BRUSSELS — Russia's envoy to NATO said Friday that the alliance's war effort in Libya marks a major strategic shift to focusing on securing oil and gas supplies for the West.

The envoy, Dmitry Rogozin, described NATO's intervention in Libya as legitimate because it was aimed at protecting civilians, but he said Russia believes that the underlying reason was access to Libyan oil.

"For Russia, NATO's operation in Libya indicated that the major interests of the alliance now lie not in Europe's East — where its adversaries the Warsaw Pact and the Soviet Union used to be — but in oil-rich lands of Northern Africa and the Middle East," Rogozin said in an e-mail.

Moscow was critical of NATO's bombing campaign, saying the unrelenting airstrikes overstepped the limited UN Security Council resolution that authorized the defense of the civilian population.

NATO says it is fully complying with the UN mandate, and that forces loyal to Moammar Gadhafi still pose a threat to Libya's civilians. The alliance also has rejected criticism from Russia, China and the African Union, which tried to get the warring sides in Libya to end the bloodshed through a negotiated settlement.

NATO Secretary-General Anders Fogh Rasmussen, asked about Rogozin's comments after a Paris meeting with French President Nicolas Sarkozy, insisted that the alliance did not stray from its UN authorization.

"We carried out our operations in Libya strictly in conformity with the United Nations mandate, which is to say we've carried them [the airstrikes] out to protect the civilian population in Libya — no more, no less," he said.

Alliance warplanes have flown more than 20,000 sorties, including about 8,000 strike missions against Gadhafi's forces.

Despite its reservations, Russia gave a boost to Thursday's international conference in Paris on Libya's future by recognizing the opposition movement as the country's interim leadership.

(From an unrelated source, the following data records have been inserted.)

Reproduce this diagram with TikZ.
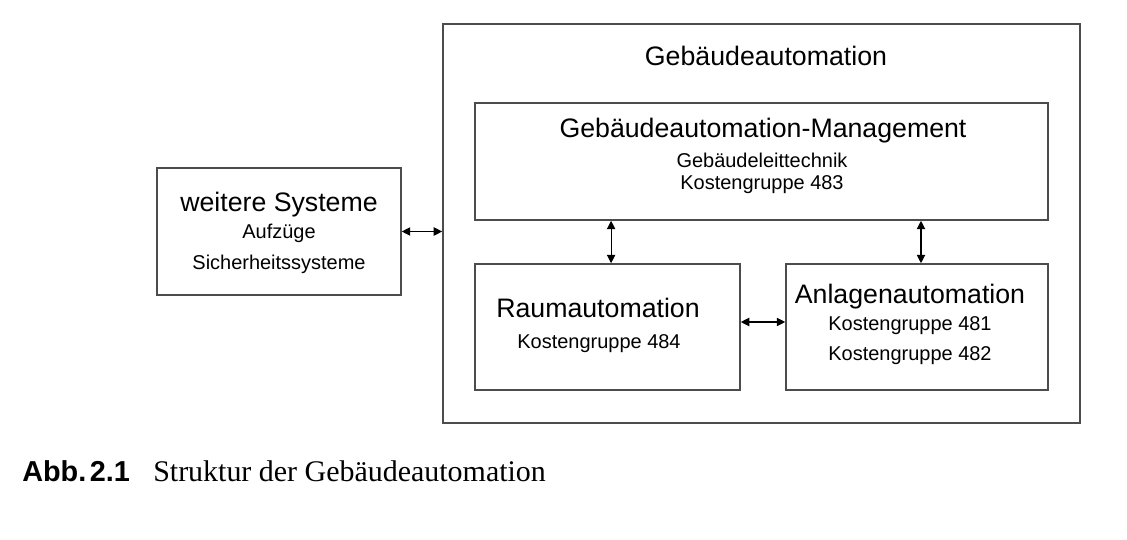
\documentclass[tikz,border=0pt]{standalone}
\usepackage{fontspec}
\setmainfont{Liberation Sans}
\newfontfamily\capserif{Liberation Serif}
\usetikzlibrary{arrows.meta}
\begin{document}
\begin{tikzpicture}[x=0.025cm,y=-0.025cm,
  box/.style={draw=black!70, line width=1.1pt, rectangle, inner sep=0pt},
  big/.style={font=\fontsize{19}{22}\selectfont, inner sep=0pt},
  small/.style={font=\fontsize{14.2}{17}\selectfont, inner sep=0pt},
  conn/.style={line width=0.8pt, {Triangle[length=6pt,width=6pt]}-{Triangle[length=6pt,width=6pt]}}]
\useasboundingbox (0,0) rectangle (1127,540);
\node[box, minimum width=15.925cm, minimum height=9.975cm] (outer) at (761.5,223.5) {};
\node[box, minimum width=14.325cm, minimum height=2.925cm] (mgmt) at (761.5,161.5) {};
\node[box, minimum width=6.625cm, minimum height=3.15cm] (raum) at (607.5,327) {};
\node[box, minimum width=6.55cm, minimum height=3.15cm] (anl) at (917,327) {};
\node[box, minimum width=6.1cm, minimum height=3.175cm] (weit) at (279,231.5) {};
% texts
\node[big] (t1) at (766,56) {Gebäudeautomation};
\node[big] (t2) at (763,131) {Gebäudeautomation-Management};
\node[small] (t3) at (762,160) {Gebäudeleittechnik};
\node[small] (t4) at (762,185) {Kostengruppe 483};
\node[big] (t5) at (279,205) {weitere Systeme};
\node[small] (t6) at (279,233) {Aufzüge};
\node[small] (t7) at (279,264) {Sicherheitssysteme};
\node[big] (t8) at (598,308) {Raumautomation};
\node[small] (t9) at (599,344) {Kostengruppe 484};
\node[big] (t10) at (910,297) {Anlagenautomation};
\node[small] (t11) at (910,326) {Kostengruppe 481};
\node[small] (t12) at (910,356) {Kostengruppe 482};
% connectors
\draw[conn] (weit.east) -- (weit.east -| outer.west);
\draw[conn] ([xshift=0.09cm]raum.north) -- ([xshift=0.09cm]raum.north |- mgmt.south);
\draw[conn] ([xshift=0.1cm]anl.north) -- ([xshift=0.1cm]anl.north |- mgmt.south);
\draw[conn] ([yshift=0.125cm]raum.east) -- ([yshift=0.125cm]raum.east -| anl.west);
% caption
\node[anchor=base west, inner sep=0pt, font=\bfseries\fontsize{20.5}{24}\selectfont] (cap1) at (22,481) {Abb.\hspace{0.12em}2.1};
\node[anchor=base west, inner sep=0pt, font=\capserif\fontsize{21.3}{25}\selectfont] (cap2) at (153,481) {Struktur der Gebäudeautomation};
\end{tikzpicture}
\end{document}
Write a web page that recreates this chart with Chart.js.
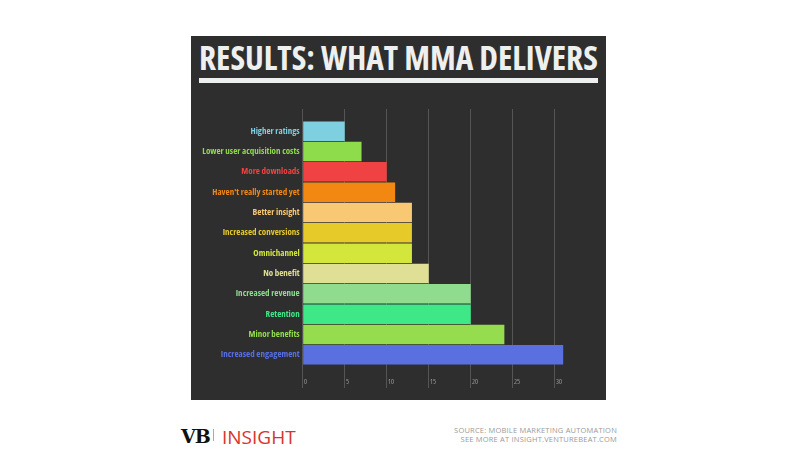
<!DOCTYPE html>
<html>
<head>
<meta charset="utf-8">
<script src="https://cdn.jsdelivr.net/npm/chart.js@4/dist/chart.umd.min.js"></script>
<style>
  body { margin: 0; background: #fff; width: 800px; height: 450px; position: relative; overflow: hidden; }
  #panel { position: absolute; left: 191px; top: 36px; width: 415px; height: 364px; background: #2e2e2e; }
  #title { position: absolute; left: 8px; top: -2px; white-space: nowrap; color: #eef0f0; line-height: 1;
    font: condensed bold 33.5px "DejaVu Sans", sans-serif; transform-origin: 0 0; }
  #rule { position: absolute; left: 8px; top: 42px; width: 399px; height: 5px; background: #eef0f0; }
  #wrap { position: absolute; left: 191px; top: 109px; width: 415px; height: 286px; }
  #vb { position: absolute; left: 181px; top: 425px; font: 900 19px "DejaVu Serif", serif; color: #111; letter-spacing: -1px; }
  #bar { position: absolute; left: 213px; top: 429px; width: 1px; height: 12px; background: #aaa; }
  #ins { position: absolute; left: 222px; top: 424px; font: 19px "Open Sans", sans-serif; color: #d8342c; }
  #src { position: absolute; right: 183px; top: 426px; text-align: right; color: #9a9a9a;
    font: 7.5px "Open Sans", sans-serif; line-height: 9px; letter-spacing: 0.2px; }
</style>
</head>
<body>
<div id="panel">
  <div id="title">RESULTS: WHAT MMA DELIVERS</div>
  <div id="rule"></div>
</div>
<div id="wrap"><canvas id="canvas1"></canvas></div>
<div id="vb">VB</div>
<div id="bar"></div>
<div id="ins">INSIGHT</div>
<div id="src">SOURCE: MOBILE MARKETING AUTOMATION<br>SEE MORE AT INSIGHT.VENTUREBEAT.COM</div>
<script>
var categories = [
  "Higher ratings",
  "Lower user acquisition costs",
  "More downloads",
  "Haven't really started yet",
  "Better insight",
  "Increased conversions",
  "Omnichannel",
  "No benefit",
  "Increased revenue",
  "Retention",
  "Minor benefits",
  "Increased engagement"
];
var values = [5, 7, 10, 11, 13, 13, 13, 15, 20, 20, 24, 31];
var colors = [
  "#7ecfe0", "#8edb4c", "#f04242", "#f28712", "#f8c873", "#e5ca2a",
  "#d3e63b", "#dfe096", "#8fdc8e", "#3fe887", "#95dc4e", "#5a6fe0"
];
var tickValues = [0, 5, 10, 15, 20, 25, 30];

// look for a family that really has a condensed width (variable fonts do)
var mctx = document.createElement('canvas').getContext('2d');
var sample = "Lower user acquisition costs";
var families = ['"Noto Sans"', '"Open Sans"', 'Roboto', '"DejaVu Sans"'];
var labelFamily = '"DejaVu Sans", sans-serif';
var labelWeight = 'bold condensed';
for (var i = 0; i < families.length; i++) {
  mctx.font = 'bold 10px ' + families[i];
  var wn = mctx.measureText(sample).width;
  mctx.font = 'bold condensed 10px ' + families[i];
  var wc = mctx.measureText(sample).width;
  if (wc < wn * 0.93) { labelFamily = families[i] + ', sans-serif'; break; }
}
// Chart.js rejects "condensed" as a style, so it rides along in the weight slot
mctx.font = labelWeight + ' 10px ' + labelFamily;
var w10 = mctx.measureText(sample).width;
var labelSize = Math.min(10.5, Math.floor(10 * 100 / w10 * 2) / 2);

var t = document.getElementById("title");
t.style.fontFamily = labelFamily;
t.style.transform = "scaleX(" + (399 / t.offsetWidth) + ")";

function keepTicks(scale) {
  scale.ticks = tickValues.map(function(v) { return { value: v }; });
}

window.onload = function() {
  var ctx = document.getElementById("canvas1").getContext("2d");
  window.myBar = new Chart(ctx, {
    type: 'bar',
    data: {
      labels: categories,
      datasets: [{
        data: values,
        backgroundColor: colors,
        borderWidth: 0,
        barPercentage: 0.96,
        categoryPercentage: 1
      }]
    },
    options: {
      indexAxis: 'y',
      responsive: true,
      maintainAspectRatio: false,
      animation: false,
      layout: { padding: { left: 0, right: 26, top: 0, bottom: 0 } },
      plugins: { legend: { display: false }, tooltip: { enabled: false } },
      scales: {
        y: {
          grid: { display: false, drawTicks: false },
          border: { display: false },
          afterFit: function(scale) { scale.width = 111.7; },
          ticks: {
            padding: 3,
            color: function(c) { return colors[c.index]; },
            font: { family: labelFamily, size: labelSize, weight: labelWeight }
          }
        },
        x: {
          min: 0,
          max: 33,
          afterBuildTicks: keepTicks,
          afterFit: function(scale) { scale.height = 30; },
          grid: { color: '#555', tickLength: 23, lineWidth: 1 },
          border: { display: false },
          ticks: {
            align: 'start',
            maxRotation: 0,
            padding: -10,
            color: '#9a9a9a',
            font: { family: labelFamily, size: 7, weight: 'condensed' },
            callback: function(v) { return ' ' + v; }
          }
        },
        x2: {
          position: 'top',
          min: 0,
          max: 33,
          afterBuildTicks: keepTicks,
          grid: { color: '#555', tickLength: 12, drawOnChartArea: false },
          border: { display: false },
          ticks: { display: false }
        }
      }
    }
  });
};
</script>
</body>
</html>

Russia's envoy to the talks said Russia wants to defend its economic interests in Libya.

But Rogozin noted that Moscow would not allow any UN resolution condemning human rights violations in Syria because of fears that it could provide the pretext for an all-out Western military onslaught on that country akin to the bombing campaign against Libya, now in its sixth month.

Rogozin said the Arab Spring is shaking the Muslim world and replacing longtime dictators with "new powers who support radical Islamic politics."

"This is why the intervention of the Western countries into the situation in the Middle East in order to get the hydrocarbons is assessed as a very risky gamble, almost as dangerous as a stroll through a minefield," he said.

A Libyan official said Friday that five foreign oil and gas companies have returned to Libya to resuscitate production choked off by civil war and sanctions. Aref Ali Nayed, a member of the Libyan interim government's so-called stabilization team, named Italy's Eni as one of the companies but said he could not provide the names of the other four.